Divija’s kitchen-time glory had reached its third round wherein she produced a unique fusion between kheer and phirni, topped with roses and flanked by the traditional liquors (amals) called kesar-kasturi. Although amals are traditionally made with an opium base, the official ban on opium has eliminated the feasibility of procuring the original variant. Hence, Divija makes her versions of amal with a vodka base.
The kesar liquor comprises of vodka-infused raisins with a saffron undertone while kasturi is simply rose petals distilled in vodka. The vodka-soaked duo provided Divija’s kheer with the perfect amount of spunk for a lazy afternoon. In the absence of the dessert, she points out the use of kesar-kasturi as popular aperitifs through changing times.
After conducting a brief photo-shoot for the camera-conscious Divija and her elegantly-plated meal trio, we cleared the set over a brief conversation. Divija briefly introduced me to two of her most elementary cooking principles, which she found to be commonly lacking in today’s day and age. First and foremost, she highlighted the unmatched importance of ensuring a procurement of the freshest of ingredients. “People tend to forget how important it is to cook using fresh ingredients. Market-bought ingredients are fine so long as their source is certified and verified as straight-forward and genuine. I, personally prefer to grow all cooking herbs in my backyard, such that I can ensure their freshness and ready availability”, she adds. Her second principle comprises of a blatant rejection of ‘fast cooking’, which she elaborates by saying, “fast cooking doesn’t work, it is violative of the basic components of cooking. Flavours take time to form, to blend in and to be infused. Adding preservatives to speed up a cooking process ends up in a synthetic texture to the dish. Hence, it is my firm belief that the larger the number of in-house material, the better the quality”. Divija admits to the tediousness that goes into ensuring the applicability of these two principles but ensures their irreplaceable worth and results.

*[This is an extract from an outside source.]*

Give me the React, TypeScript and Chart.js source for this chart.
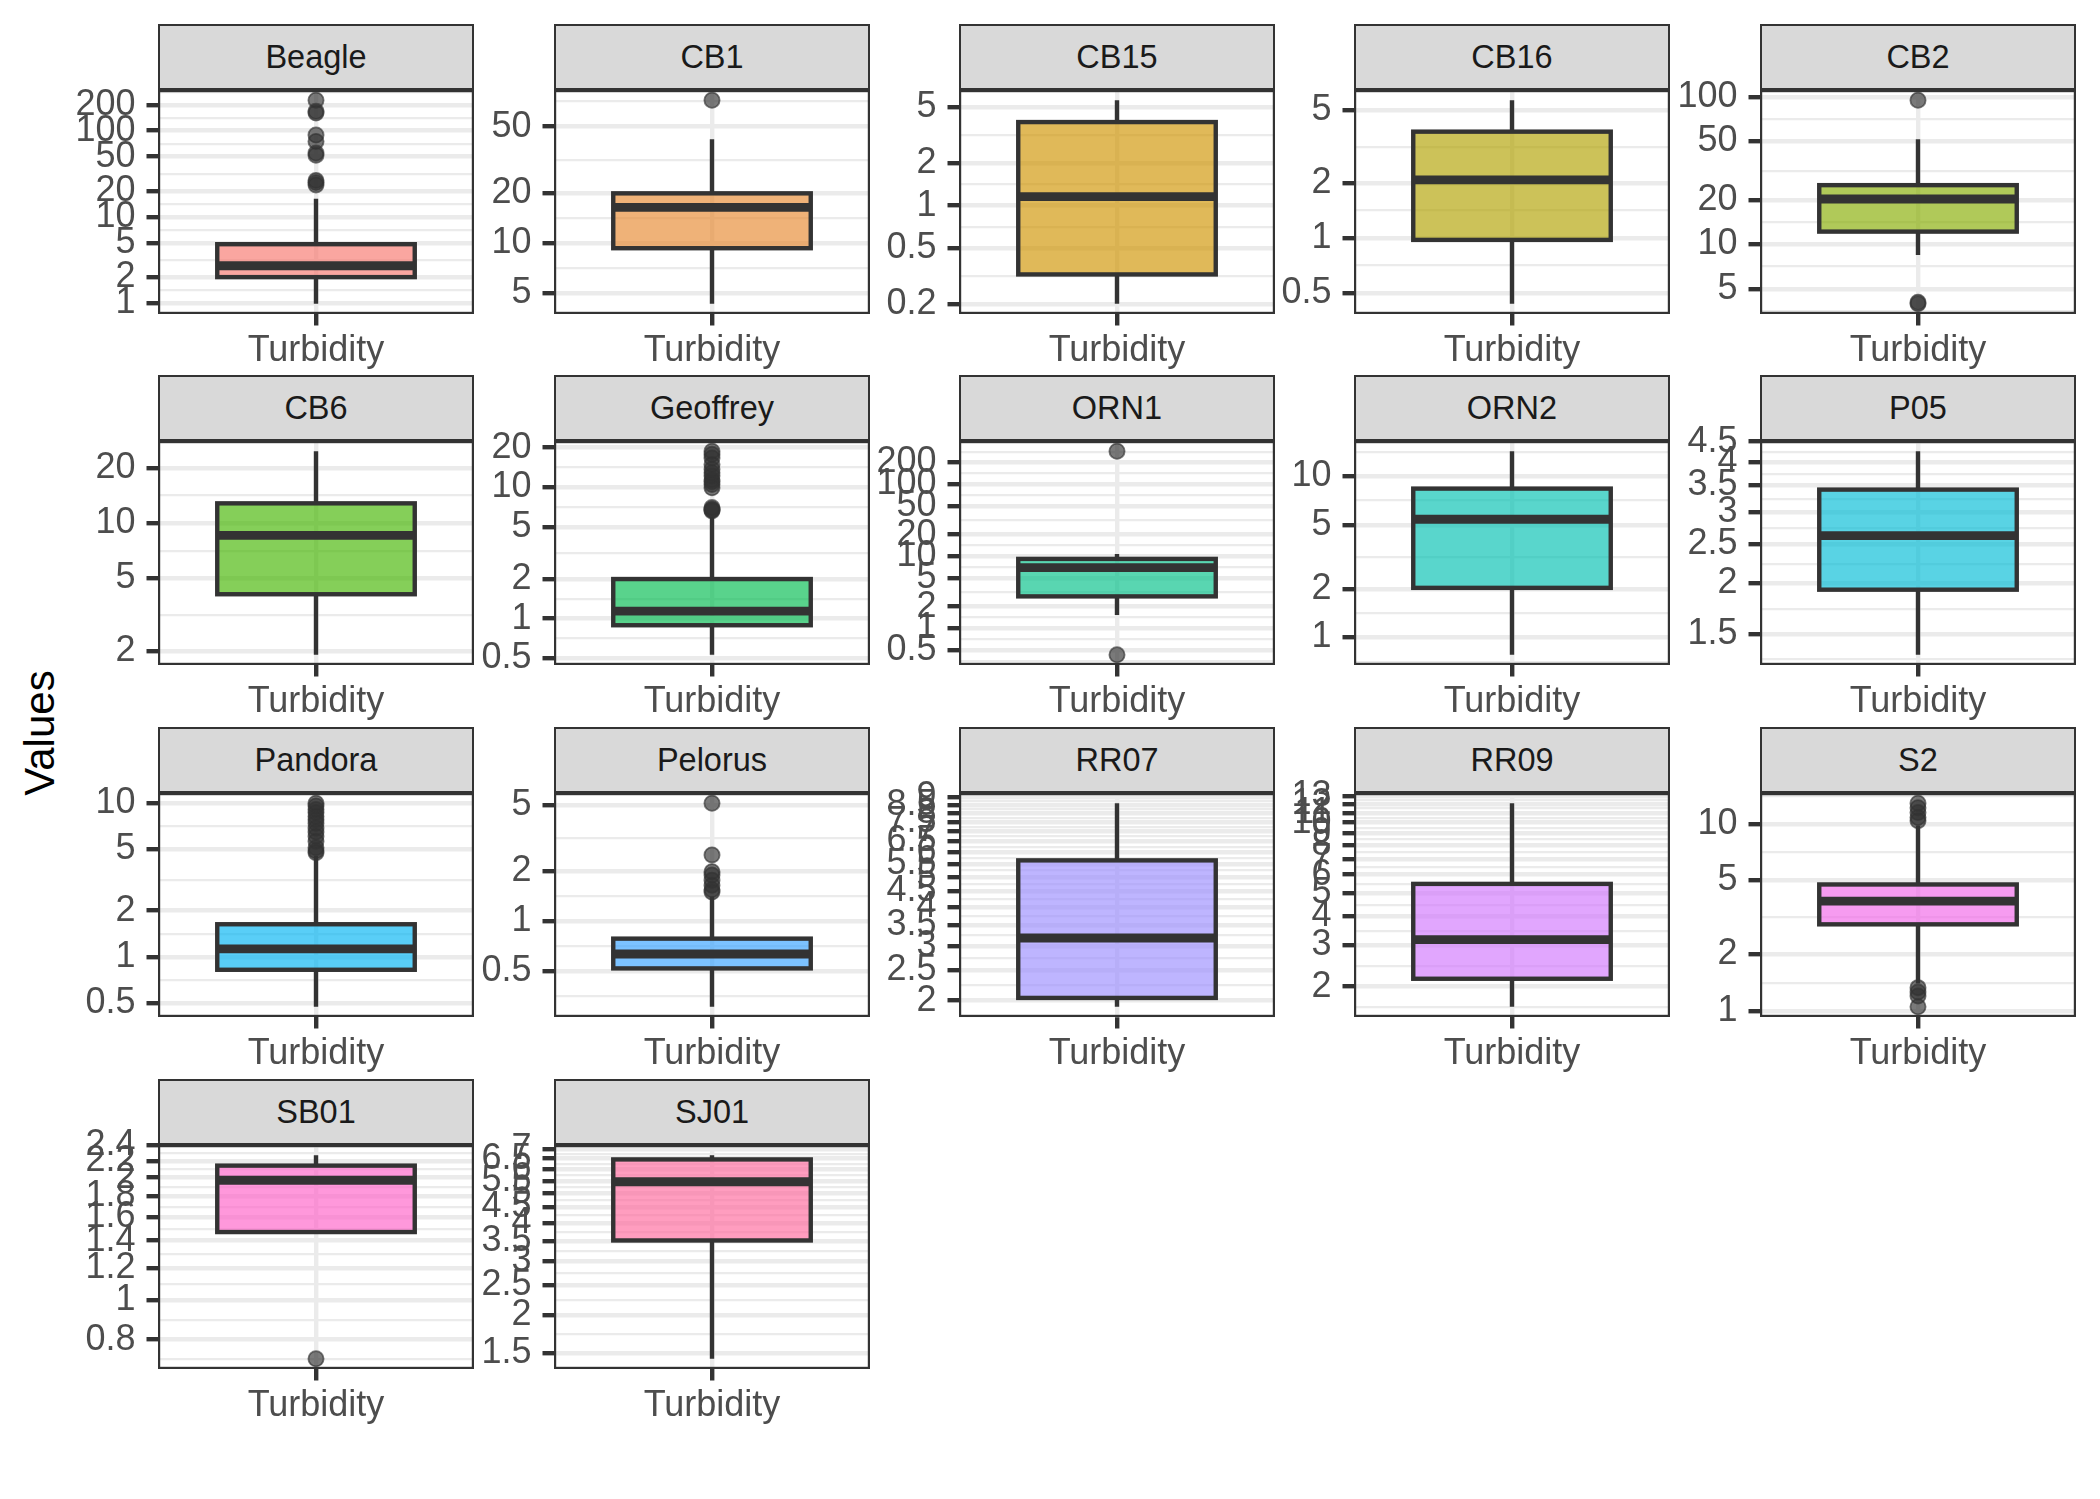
import React, { useEffect, useRef } from "react";
import { Chart, registerables } from "chart.js";

Chart.register(...registerables);

// ---------------- data ----------------
const sites = ["Beagle", "CB1", "CB15", "CB16", "CB2", "CB6", "Geoffrey", "ORN1", "ORN2", "P05", "Pandora", "Pelorus", "RR07", "RR09", "S2", "SB01", "SJ01"];
const categoryLabel = "Turbidity";
const yTitle = "Values";

const whiskerLow = [0.98, 4.33, 0.202, 0.436, 8.47, 1.92, 0.53, 1.53, 0.78, 1.33, 0.473, 0.306, 1.91, 1.64, 1.4, 1.46, 1.44];
const lowerQuartile = [2.0, 9.33, 0.326, 0.976, 12.2, 4.1, 0.89, 2.78, 2.03, 1.93, 0.824, 0.521, 2.04, 2.16, 2.9, 1.47, 3.51];
const medianValue = [2.71, 16.4, 1.157, 2.08, 20.3, 8.57, 1.14, 6.96, 5.41, 2.63, 1.127, 0.636, 3.18, 3.17, 3.86, 1.97, 5.46];
const upperQuartile = [4.82, 19.9, 3.9, 3.82, 25.2, 12.8, 2.0, 9.2, 8.38, 3.42, 1.63, 0.787, 5.65, 5.48, 4.74, 2.14, 6.46];
const whiskerHigh = [16.2, 42, 5.57, 5.68, 51.6, 24.6, 5.9, 10.8, 14.3, 4.26, 4.53, 1.41, 8.63, 12.1, 9.8, 2.27, 6.67];
const outlierValues: number[][] = [
  [23.5, 25, 26.5, 52, 55, 75, 89, 160, 168, 226],
  [72],
  [],
  [],
  [3.95, 4.05, 95],
  [],
  [6.6, 6.7, 6.8, 7.0, 9.9, 10.5, 11.0, 11.4, 12.2, 12.9, 13.7, 14.9, 16.7, 17.8, 18.8],
  [0.43, 287],
  [],
  [],
  [4.76, 4.9, 5.13, 5.66, 6.1, 6.5, 6.9, 7.4, 7.8, 8.2, 8.7, 9.1, 9.6, 10.0],
  [1.5, 1.55, 1.65, 1.77, 1.9, 1.99, 2.51, 5.14],
  [],
  [],
  [1.05, 1.2, 1.26, 1.33, 10.4, 10.8, 11.5, 12.2, 12.9],
  [0.718],
  [],
];
const tickLabels: string[][] = [
  ["1", "2", "5", "10", "20", "50", "100", "200"],
  ["5", "10", "20", "50"],
  ["0.2", "0.5", "1", "2", "5"],
  ["0.5", "1", "2", "5"],
  ["5", "10", "20", "50", "100"],
  ["2", "5", "10", "20"],
  ["0.5", "1", "2", "5", "10", "20"],
  ["0.5", "1", "2", "5", "10", "20", "50", "100", "200"],
  ["1", "2", "5", "10"],
  ["1.5", "2", "2.5", "3", "3.5", "4", "4.5"],
  ["0.5", "1", "2", "5", "10"],
  ["0.5", "1", "2", "5"],
  ["2", "2.5", "3", "3.5", "4", "4.5", "5", "5.5", "6", "6.5", "7", "7.5", "8", "8.5", "9"],
  ["2", "3", "4", "5", "6", "7", "8", "9", "10", "11", "12", "13"],
  ["1", "2", "5", "10"],
  ["0.8", "1", "1.2", "1.4", "1.6", "1.8", "2", "2.2", "2.4"],
  ["1.5", "2", "2.5", "3", "3.5", "4", "4.5", "5", "5.5", "6", "6.5", "7"],
];
const fillColors = ["#F8766D", "#E7882F", "#D09400", "#B1A100", "#86AC00", "#43B500", "#00BC4E", "#00C087", "#00C0B0", "#00BCD6", "#00B3F2", "#35A2FF", "#9B8EFF", "#D177FD", "#F166E8", "#FF61C8", "#FF699C"];

// ---------------- layout / style ----------------
const FILL_ALPHA = 0.65;
const FONT = "'Liberation Sans', Arial, Helvetica, sans-serif";
const COL_X = [158, 554, 959, 1354, 1760];
const ROW_Y = [90, 441, 793, 1145];
const PW = 316;
const PH = 224;
const STRIP_H = 66;
const AXW = 100;
const PADT = 30;
const PADR = 3;
const XAXH = 70;
const DARK = "#333333";
const GRID = "#EBEBEB";

function rgba(hex: string, a: number) {
  const n = parseInt(hex.slice(1), 16);
  return `rgba(${(n >> 16) & 255},${(n >> 8) & 255},${n & 255},${a})`;
}

function Panel({ index }: { index: number }) {
  const ref = useRef<HTMLCanvasElement | null>(null);
  const col = index % 5;
  const row = Math.floor(index / 5);
  const px = COL_X[col];
  const py = ROW_Y[row];

  useEffect(() => {
    const canvas = ref.current;
    if (!canvas) return;
    const outs = outlierValues[index];
    const lo = Math.min(whiskerLow[index], ...outs);
    const hi = Math.max(whiskerHigh[index], ...outs);
    const lLo = Math.log10(lo);
    const lHi = Math.log10(hi);
    const span = lHi - lLo;
    const limLo = lLo - 0.05 * span;
    const limHi = lHi + 0.05 * span;
    const eps = 1e-9;

    const labs = tickLabels[index];
    const majorsIdx = labs
      .map((_, k) => k)
      .filter((k) => {
        const l = Math.log10(Number(labs[k]));
        return l >= limLo - eps && l <= limHi + eps;
      });
    const majors = majorsIdx.map((k) => Number(labs[k]));
    const lb = majors.map((v) => Math.log10(v));
    const minors: number[] = [];
    if (lb.length >= 2) {
      const bd = lb[1] - lb[0];
      const ext = lb.slice();
      if (limLo < ext[0]) ext.unshift(ext[0] - bd);
      if (limHi > ext[ext.length - 1]) ext.push(ext[ext.length - 1] + bd);
      for (let k = 0; k < ext.length - 1; k++) {
        const m = (ext[k] + ext[k + 1]) / 2;
        if (m > limLo && m < limHi) minors.push(Math.pow(10, m));
      }
    }
    const tickDefs = [
      ...minors.map((v) => ({ value: v, isMaj: false, lab: "" })),
      ...majorsIdx.map((k) => ({ value: Number(labs[k]), isMaj: true, lab: labs[k] })),
    ].sort((a, b) => a.value - b.value);

    const boxPlugin = {
      id: "boxExtras" + index,
      afterDatasetsDraw(chart: any) {
        const meta = chart.getDatasetMeta(0);
        const el = meta.data[0];
        if (!el) return;
        const { x, width } = el.getProps(["x", "width"], true);
        const y = chart.scales.y;
        const ctx = chart.ctx;
        ctx.save();
        ctx.strokeStyle = DARK;
        ctx.lineCap = "butt";
        ctx.lineJoin = "miter";
        ctx.lineWidth = 4.4;
        const t = y.getPixelForValue(upperQuartile[index]);
        const b = y.getPixelForValue(lowerQuartile[index]);
        ctx.beginPath();
        ctx.moveTo(x, t);
        ctx.lineTo(x, y.getPixelForValue(whiskerHigh[index]));
        ctx.moveTo(x, b);
        ctx.lineTo(x, y.getPixelForValue(whiskerLow[index]));
        ctx.stroke();
        ctx.strokeRect(x - width / 2, t, width, b - t);
        const m = y.getPixelForValue(medianValue[index]);
        ctx.lineWidth = 8.8;
        ctx.beginPath();
        ctx.moveTo(x - width / 2, m);
        ctx.lineTo(x + width / 2, m);
        ctx.stroke();
        ctx.restore();
      },
      afterDraw(chart: any) {
        const ca = chart.chartArea;
        const ctx = chart.ctx;
        ctx.save();
        ctx.strokeStyle = DARK;
        ctx.lineWidth = 2.2;
        ctx.strokeRect(ca.left + 1.1, ca.top + 1.1, ca.right - ca.left - 2.2, ca.bottom - ca.top - 2.2);
        ctx.restore();
      },
    };

    const chart = new Chart(canvas, {
      type: "bar",
      data: {
        labels: [categoryLabel],
        datasets: [
          {
            type: "bar",
            data: [[lowerQuartile[index], upperQuartile[index]]] as any,
            backgroundColor: rgba(fillColors[index], FILL_ALPHA),
            borderWidth: 0,
            barPercentage: 0.625,
            categoryPercentage: 1,
            order: 1,
          } as any,
          {
            type: "line",
            data: outs.map((v) => ({ x: categoryLabel, y: v })) as any,
            showLine: false,
            pointRadius: 7.6,
            pointBorderWidth: 1.8,
            pointBackgroundColor: rgba(DARK, FILL_ALPHA),
            pointBorderColor: rgba(DARK, FILL_ALPHA),
            order: 2,
            clip: false,
          } as any,
        ],
      },
      options: {
        responsive: false,
        animation: false,
        devicePixelRatio: 1,
        events: [],
        layout: { autoPadding: false, padding: { top: PADT, right: PADR, left: 0, bottom: 0 } },
        plugins: { legend: { display: false }, tooltip: { enabled: false }, title: { display: false } },
        scales: {
          x: {
            type: "category",
            offset: true,
            border: { display: false },
            grid: {
              offset: false,
              color: GRID,
              lineWidth: 4.4,
              tickColor: DARK,
              tickWidth: 4.4,
              tickLength: 11.5,
              drawTicks: true,
            },
            ticks: {
              font: { family: FONT, size: 36 },
              color: "#4D4D4D",
              padding: 4,
              autoSkip: false,
              maxRotation: 0,
            },
            afterFit: (scale: any) => {
              scale.height = XAXH;
              scale.paddingLeft = 0;
              scale.paddingRight = 0;
            },
          },
          y: {
            type: "logarithmic",
            position: "left",
            min: Math.pow(10, limLo),
            max: Math.pow(10, limHi),
            bounds: "data",
            border: { display: false },
            grid: {
              color: GRID,
              lineWidth: (ctx: any) => (ctx.tick && ctx.tick.isMaj ? 4.4 : 2.2),
              tickColor: (ctx: any) => (ctx.tick && ctx.tick.isMaj ? DARK : "rgba(0,0,0,0)"),
              tickWidth: 4.4,
              tickLength: 11.5,
              drawTicks: true,
            },
            ticks: {
              font: { family: FONT, size: 36 },
              color: "#4D4D4D",
              padding: 11,
              autoSkip: false,
              callback: (_v: any, i: number, ticks: any[]) => (ticks[i] && ticks[i].lab) || "",
            },
            afterBuildTicks: (scale: any) => {
              scale.ticks = tickDefs.map((t) => ({ ...t }));
            },
            afterFit: (scale: any) => {
              scale.width = AXW;
              scale.paddingTop = 0;
              scale.paddingBottom = 0;
            },
          } as any,
        },
      } as any,
      plugins: [boxPlugin as any],
    });
    return () => chart.destroy();
  }, [index]);

  return (
    <>
      <canvas
        ref={ref}
        width={AXW + PW + PADR}
        height={PADT + PH + XAXH}
        style={{ position: "absolute", left: px - AXW, top: py - PADT, width: AXW + PW + PADR, height: PADT + PH + XAXH }}
      />
      <div
        style={{
          position: "absolute",
          left: px,
          top: py - STRIP_H,
          width: PW,
          height: STRIP_H,
          boxSizing: "border-box",
          border: `2px solid ${DARK}`,
          background: "#D9D9D9",
          color: "#1A1A1A",
          fontFamily: FONT,
          fontSize: 32.5,
          lineHeight: `${STRIP_H - 4}px`,
          textAlign: "center",
          whiteSpace: "nowrap",
        }}
      >
        {sites[index]}
      </div>
    </>
  );
}

export default function App() {
  useEffect(() => {
    document.body.style.margin = "0";
  }, []);
  return (
    <div style={{ position: "absolute", left: 0, top: 0, width: 2100, height: 1499, background: "#ffffff", overflow: "hidden" }}>
      <div
        style={{
          position: "absolute",
          left: 39.5 - 100,
          top: 733 - 21,
          width: 200,
          height: 42,
          lineHeight: "42px",
          fontSize: 42,
          fontFamily: FONT,
          color: "#000000",
          textAlign: "center",
          transform: "rotate(-90deg)",
        }}
      >
        {yTitle}
      </div>
      {sites.map((s, i) => (
        <Panel key={s} index={i} />
      ))}
    </div>
  );
}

Deriving immense strength by honing the basic conventions of cooking, Divija’s style combines elementary considerations with a thoroughly balanced foresight of emerging food trends. Her readily-identifiable know-how of rapidly changing culinary demands can be traced back to the thorough grounding and exposure that she received during her year-long training with Delhi’s renowned Olive Kitchen and Bar. From her time there as an apprentice to her present stature as a sought-after consultant, Divija has thoughtfully nurtured her skill and insights in a way that would enable her to deliver a refreshingly different concept onto every project that she has worked on.
Our afternoon tête-à-tête concluded with her sharing her upcoming work, which she is leisurely curating as her signature concept, The Table. Through this initiative, Divija envisions a conglomerate of India’s regional cuisines from where she is personally shortlisting lesser-known recipes to be presented to elite diners at prime locations across several cities. She intends to place particular focus on diversifying cuisines that are lesser-known to the urban eater, namely, Kasmiri, Parsi, Rampuri and Chettinad favourites.
With a cauldron full of magic and distinguished diners to educate, Divija has an exciting and enticing summer ahead of her, and we wish her all the very best!